Feldrik Rivat : Pour mes romans, oui, le travail de documentation a été très conséquent. Je voulais maîtriser au mieux la réalité historique du moment, jusqu’au détail des odeurs et des ambiances de l’époque. Gustave Eiffel, Georges Méliès, Jean-Martin Charcot, Camille Flammarion, Alphonse Bertillon, Charles Richet, le Zouave Jacob, Nadar, Mata Hari, Marie Curie : la liste des personnalités dont j’ai lu les biographies est longue ! Jusqu’aux mémoires de Marie-François Goron, le chef de la Sûreté de Paris, ou ceux, plus connus, d’Edmond de Goncourt. Dans Naissance du Tigre, conforté par ce long travail préliminaire, j’ai pu me concentrer sur mon couple de héros ! Ainsi que sur le méchant de l’histoire, un mort non content de son état, Victor Coqueret…

Actusf : Passer de l’écriture de nouvelles et de romans à celle de bande dessinée a-t-il été difficile ? La concision me semble de mise et chaque espace a son importance. Avez-vous travaillé différemment ?

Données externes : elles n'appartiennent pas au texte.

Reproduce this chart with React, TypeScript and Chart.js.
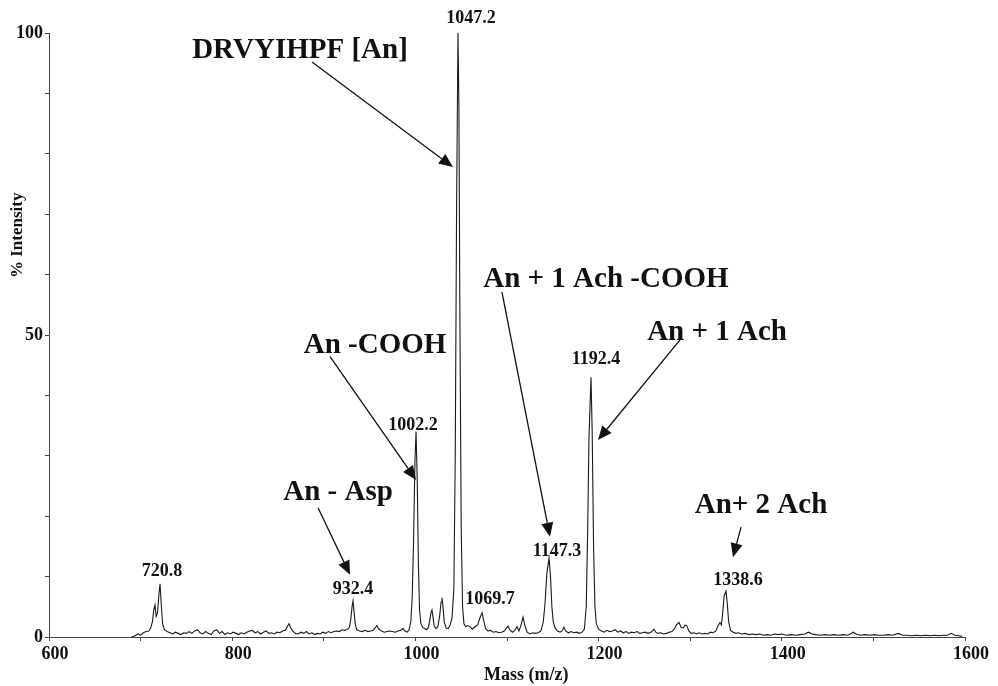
import { useEffect, useRef } from "react";
import { Chart, registerables } from "chart.js";

Chart.register(...registerables);

const FONT = '"Liberation Serif", "Times New Roman", serif';

// Axis ticks
const xTickLabels = ["600", "800", "1000", "1200", "1400", "1600"];
const yTickLabels = ["0", "50", "100"];

// Spectrum: [m/z, % intensity]
const spectrumLow: [number, number][] = [
  [690, 0], [694, 0.2], [697, 0.5], [700, 0.3], [703, 0.7], [706, 0.9], [709, 1.0], [711, 1.5],
  [713, 2.6], [714.5, 4.6], [715.7, 5.3], [717, 3.4], [718.5, 4.0], [720, 7.0], [721.2, 8.8],
  [722.5, 5.5], [724, 2.2], [726, 1.2], [729, 0.9], [732, 0.7], [735, 0.5], [738, 0.8], [741, 0.6],
  [744, 0.4], [747, 0.7], [750, 0.6], [753, 0.9], [756, 0.6], [759, 1.0], [762, 1.2], [765, 0.7],
  [768, 0.5], [771, 0.9], [774, 0.6], [777, 0.4], [780, 1.0], [783, 1.2], [786, 0.6], [789, 0.9],
  [792, 0.4], [795, 0.7], [798, 0.5], [801, 0.8], [804, 0.6], [807, 0.4], [810, 0.7], [813, 0.5],
  [816, 0.8], [819, 1.0], [822, 1.1], [825, 0.7], [828, 0.9], [831, 0.5], [834, 0.8], [837, 1.0],
  [840, 0.6], [843, 0.7], [846, 0.5], [849, 0.8], [852, 0.7], [855, 1.0], [858, 1.1], [860, 1.7],
  [862, 2.2], [864, 1.5], [866, 1.0], [869, 0.6], [872, 0.5], [875, 0.8], [878, 0.6], [881, 0.9],
  [884, 0.5], [887, 0.7], [890, 0.4], [893, 0.6], [896, 0.5], [899, 0.8], [902, 0.6], [905, 0.9],
  [908, 0.7], [911, 0.9], [914, 1.0], [917, 0.9], [920, 1.2], [923, 1.1], [926, 1.3], [928, 1.6],
  [929.5, 3.0], [931, 5.2], [931.9, 6.0], [933, 4.2], [934.5, 2.0], [936, 1.2], [939, 1.0],
  [942, 0.9], [945, 1.1], [948, 0.9], [951, 1.0], [954, 1.1], [956, 1.5], [958, 1.9], [960, 1.3],
  [963, 1.0], [966, 0.8], [969, 0.9], [972, 1.0], [975, 0.9], [978, 0.8], [981, 1.0], [984, 1.1],
  [986.5, 1.4], [988.5, 1.0], [991, 0.8], [993, 1.2],
];

const spectrumMain: [number, number][] = [
  [995, 2.5], [996.5, 6.5], [998, 16], [999.5, 29], [1000.7, 34], [1002, 26], [1003.3, 12],
  [1004.5, 4.5], [1006, 2.2], [1008, 1.6], [1010, 1.4], [1012, 1.2], [1014, 1.5], [1015.5, 2.6],
  [1017, 4.0], [1018.1, 4.5], [1019.2, 3.3], [1020.5, 1.8], [1022.5, 1.4], [1024.5, 1.7],
  [1026.5, 3.5], [1028, 5.8], [1029, 6.5], [1030, 5.2], [1031.5, 2.5], [1033.5, 1.5], [1036, 1.4],
  [1038, 2.0], [1040, 3.2], [1042, 8], [1043.5, 30], [1045, 72], [1046.5, 100], [1047.5, 88],
  [1048.5, 55], [1050, 18], [1051.5, 5], [1053, 2.2], [1055, 1.7], [1057, 1.9], [1059.6, 1.7],
  [1062, 1.3], [1065, 1.7], [1068, 2.0], [1070.5, 3.2], [1072.7, 4.0], [1074.5, 2.8], [1076.5, 1.4],
  [1079, 1.0], [1082, 1.1], [1085, 0.8], [1088, 0.9], [1091, 0.7], [1094, 0.8], [1097, 1.0],
  [1099, 1.4], [1101.1, 1.8], [1103, 1.2], [1106, 0.8], [1108.5, 1.1], [1110.9, 1.7], [1113, 1.0],
  [1115, 1.8], [1117.5, 3.3], [1119.5, 1.9], [1122, 0.8], [1125, 0.5], [1128, 0.7], [1131, 0.6],
  [1134, 0.7], [1137, 1.0], [1139.5, 2.4], [1141.5, 5.5], [1143.5, 10.5], [1145.9, 13.1],
  [1147.5, 10], [1149, 5.0], [1150.5, 2.5], [1152.5, 1.5], [1155, 1.0], [1158, 0.8], [1160, 1.0],
  [1162.2, 1.6], [1164, 1.0], [1167, 0.7], [1170, 0.9], [1173, 0.7], [1176, 0.8], [1179, 0.6],
  [1182, 0.8], [1184.5, 1.3], [1186.5, 5], [1188, 17], [1189.5, 33], [1191.7, 43], [1193, 34],
  [1194.5, 15], [1196, 5], [1197.5, 2.2], [1200, 1.3],
];

const spectrumHigh: [number, number][] = [
  [1203, 1.0], [1206, 0.8], [1209, 1.1], [1212, 0.9], [1215, 1.0], [1218, 1.2], [1221, 0.8],
  [1224, 1.0], [1227, 0.7], [1230, 0.9], [1233, 0.6], [1236, 0.8], [1239, 0.7], [1242, 0.9],
  [1245, 0.6], [1248, 0.7], [1251, 0.8], [1254, 0.6], [1257, 0.8], [1259, 1.0], [1260.5, 1.3],
  [1262.5, 0.8], [1265, 0.6], [1268, 0.7], [1271, 0.5], [1274, 0.6], [1277, 0.8], [1280, 0.9],
  [1282.5, 1.3], [1285, 2.0], [1287.8, 2.4], [1290, 1.6], [1292.5, 1.5], [1294.5, 2.0],
  [1296.5, 1.8], [1298.5, 1.0], [1301, 0.6], [1304, 0.7], [1307, 0.5], [1310, 0.7], [1313, 0.5],
  [1316, 0.6], [1319, 0.5], [1322, 0.8], [1325, 0.7], [1328, 1.0], [1330.5, 1.9], [1332.5, 2.4],
  [1334, 2.0], [1335.5, 4.0], [1337, 6.8], [1339.1, 7.6], [1340.5, 5.5], [1342, 2.5], [1344, 1.1],
  [1347, 0.8], [1350, 0.6], [1353, 0.7], [1356, 0.5], [1360, 0.6], [1364, 0.4], [1368, 0.5],
  [1372, 0.4], [1376, 0.5], [1380, 0.3], [1384, 0.4], [1388, 0.3], [1392, 0.5], [1396, 0.4],
  [1400, 0.5], [1405, 0.3], [1410, 0.4], [1415, 0.3], [1420, 0.4], [1425, 0.5], [1429, 0.8],
  [1433, 0.5], [1437, 0.4], [1442, 0.3], [1447, 0.4], [1452, 0.3], [1457, 0.4], [1462, 0.3],
  [1467, 0.4], [1472, 0.3], [1475, 0.5], [1478, 0.8], [1481, 0.5], [1486, 0.3], [1491, 0.4],
  [1496, 0.3], [1501, 0.4], [1506, 0.3], [1511, 0.3], [1516, 0.4], [1521, 0.3], [1527, 0.6],
  [1532, 0.3], [1537, 0.3], [1542, 0.2], [1547, 0.3], [1552, 0.2], [1557, 0.3], [1562, 0.2],
  [1567, 0.3], [1572, 0.2], [1577, 0.3], [1581, 0.3], [1585, 0.6], [1589, 0.3], [1593, 0.2],
  [1597, 0.1],
];

// Peak mass labels: [text, m/z position, intensity position]
const peakLabels: [string, number, number][] = [
  ["1047.2", 1060.7, 102.5],
  ["1002.2", 997.4, 35.1],
  ["932.4", 931.9, 7.9],
  ["720.8", 723.4, 10.9],
  ["1069.7", 1081.4, 6.3],
  ["1147.3", 1154.6, 14.1],
  ["1192.4", 1197.2, 45.9],
  ["1338.6", 1352.2, 9.3],
];

// Ion assignment labels: [text, m/z centre, intensity baseline]
const ionLabels: [string, number, number][] = [
  ["DRVYIHPF [An]", 874, 95.9],
  ["An -COOH", 956, 47.0],
  ["An - Asp", 915.5, 22.7],
  ["An + 1 Ach -COOH", 1208, 57.9],
  ["An + 1 Ach", 1329.3, 49.2],
  ["An+ 2 Ach", 1377.3, 20.5],
];

// Arrows: [from m/z, from intensity, to m/z, to intensity]
const arrows: [number, number, number, number][] = [
  [887.1, 95.2, 1041.0, 77.8],
  [906.8, 46.4, 1000.7, 26.0],
  [1094.5, 57.1, 1146.9, 16.6],
  [1288.9, 49.2, 1199.3, 32.6],
  [893.7, 21.4, 928.6, 10.3],
  [1355.5, 18.2, 1346.7, 13.2],
];

const xTitle = "Mass (m/z)";
const yTitle = "% Intensity";

const annotationPlugin = {
  id: "spectrumAnnotations",
  afterDatasetsDraw(chart: any) {
    const { ctx, scales, chartArea } = chart;
    const xs = scales.x;
    const ys = scales.y;
    ctx.save();
    ctx.fillStyle = "#111";
    ctx.strokeStyle = "#111";

    ctx.font = `bold 18px ${FONT}`;
    ctx.textAlign = "center";
    ctx.textBaseline = "middle";
    for (const [t, m, i] of peakLabels) {
      ctx.fillText(t, xs.getPixelForValue(m), ys.getPixelForValue(i));
    }

    ctx.font = `bold 29px ${FONT}`;
    ctx.textBaseline = "alphabetic";
    for (const [t, m, i] of ionLabels) {
      ctx.fillText(t, xs.getPixelForValue(m), ys.getPixelForValue(i));
    }

    ctx.lineWidth = 1.3;
    for (const [m1, i1, m2, i2] of arrows) {
      const x1 = xs.getPixelForValue(m1);
      const y1 = ys.getPixelForValue(i1);
      const x2 = xs.getPixelForValue(m2);
      const y2 = ys.getPixelForValue(i2);
      const ang = Math.atan2(y2 - y1, x2 - x1);
      const headLen = 14;
      const headHalf = 6;
      const bx = x2 - headLen * Math.cos(ang);
      const by = y2 - headLen * Math.sin(ang);
      ctx.beginPath();
      ctx.moveTo(x1, y1);
      ctx.lineTo(bx, by);
      ctx.stroke();
      ctx.beginPath();
      ctx.moveTo(x2, y2);
      ctx.lineTo(bx + headHalf * Math.sin(ang), by - headHalf * Math.cos(ang));
      ctx.lineTo(bx - headHalf * Math.sin(ang), by + headHalf * Math.cos(ang));
      ctx.closePath();
      ctx.fill();
    }

    // Axis titles
    ctx.font = `bold 18px ${FONT}`;
    ctx.textBaseline = "middle";
    ctx.fillText(xTitle, xs.getPixelForValue(1121), chartArea.bottom + 38);
    ctx.save();
    ctx.translate(18, ys.getPixelForValue(66.5));
    ctx.rotate(-Math.PI / 2);
    ctx.font = `bold 17px ${FONT}`;
    ctx.fillText(yTitle, 0, 0);
    ctx.restore();

    ctx.restore();
  },
};

export default function App() {
  const canvasRef = useRef<HTMLCanvasElement | null>(null);

  useEffect(() => {
    if (!canvasRef.current) return;
    const points = [...spectrumLow, ...spectrumMain, ...spectrumHigh].map(([m, i]) => ({ x: m, y: i }));
    const chart = new Chart(canvasRef.current, {
      type: "line",
      data: {
        datasets: [
          {
            data: points,
            borderColor: "#1a1a1a",
            borderWidth: 1.1,
            pointRadius: 0,
            tension: 0,
            fill: false,
          },
        ],
      },
      options: {
        animation: false,
        responsive: true,
        maintainAspectRatio: false,
        layout: { padding: { left: 0, top: 33, right: 33, bottom: 0 } },
        plugins: {
          legend: { display: false },
          tooltip: { enabled: false },
          title: { display: false },
        },
        scales: {
          x: {
            type: "linear",
            min: 600,
            max: 1600,
            afterFit: (s: any) => {
              s.height = 49;
            },
            border: { display: true, color: "#444", width: 1 },
            grid: { display: true, drawOnChartArea: false, drawTicks: true, tickLength: 4, color: "#444" },
            ticks: {
              stepSize: 100,
              autoSkip: false,
              maxRotation: 0,
              padding: 3,
              labelOffset: 6,
              color: "#111",
              font: { family: FONT, size: 18, weight: "bold" },
              callback: (v: any) => {
                const s = String(v);
                return xTickLabels.includes(s) ? s : "";
              },
            },
          },
          y: {
            type: "linear",
            min: 0,
            max: 100,
            afterFit: (s: any) => {
              s.width = 49;
            },
            border: { display: true, color: "#444", width: 1 },
            grid: { display: true, drawOnChartArea: false, drawTicks: true, tickLength: 4, color: "#444" },
            ticks: {
              stepSize: 10,
              autoSkip: false,
              padding: 2,
              color: "#111",
              font: { family: FONT, size: 18, weight: "bold" },
              callback: (v: any) => {
                const s = String(v);
                return yTickLabels.includes(s) ? s : "";
              },
            },
          },
        },
      },
      plugins: [annotationPlugin],
    });
    return () => chart.destroy();
  }, []);

  return (
    <div style={{ position: "fixed", left: 0, top: 0, width: 998, height: 686, background: "#fff" }}>
      <canvas ref={canvasRef} />
    </div>
  );
}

Feldrik Rivat : Ça oui ! C’est peu dire que j’ai dû remiser mes habitudes de travail et mes recettes personnelles ! Tout sépare ces deux supports que sont le roman, d’un côté, et la bande dessinée, de l’autre. Un roman est destiné au lecteur, un lecteur qui devient le chef d’orchestre chargé de faire vivre cette symphonie. Écrire un roman, en ce qui me concerne, répond à un processus créatif assez solitaire, même si je sollicite au quotidien ma femme et partenaire artistique, Roznarho, et si ma copie est joyeusement amendée par mon éditeur historique, Dimitri Pawlowski. Après des années d’errements et d’apprentissage, on peut dire que je maîtrise toutes les étapes du processus, depuis l’idée première jusqu’au point final. Mais avec la bande dessinée… si les mots ne doivent en rien perdre leur puissance d’évocation, il s’agit cette fois d’écrire un scénario, un travail destiné uniquement aux mains de professionnels. Des professionnels qui attendent un support normé, métré, respectant un cahier des charges des plus précis. Éditeur et dessinateur doivent pouvoir lire dans les entrailles de la bête sans avoir des dons de nécromanciens ! Et en effet, ici nulle place pour les digressions, les réflexions intérieures, les péripéties satellitaires : chaque mot doit véhiculer une information capitale à l’adresse du dessinateur. Enfin, comme évoqué plus haut, 104 planches, c’est court et le mot « concision » est encore bien trop long !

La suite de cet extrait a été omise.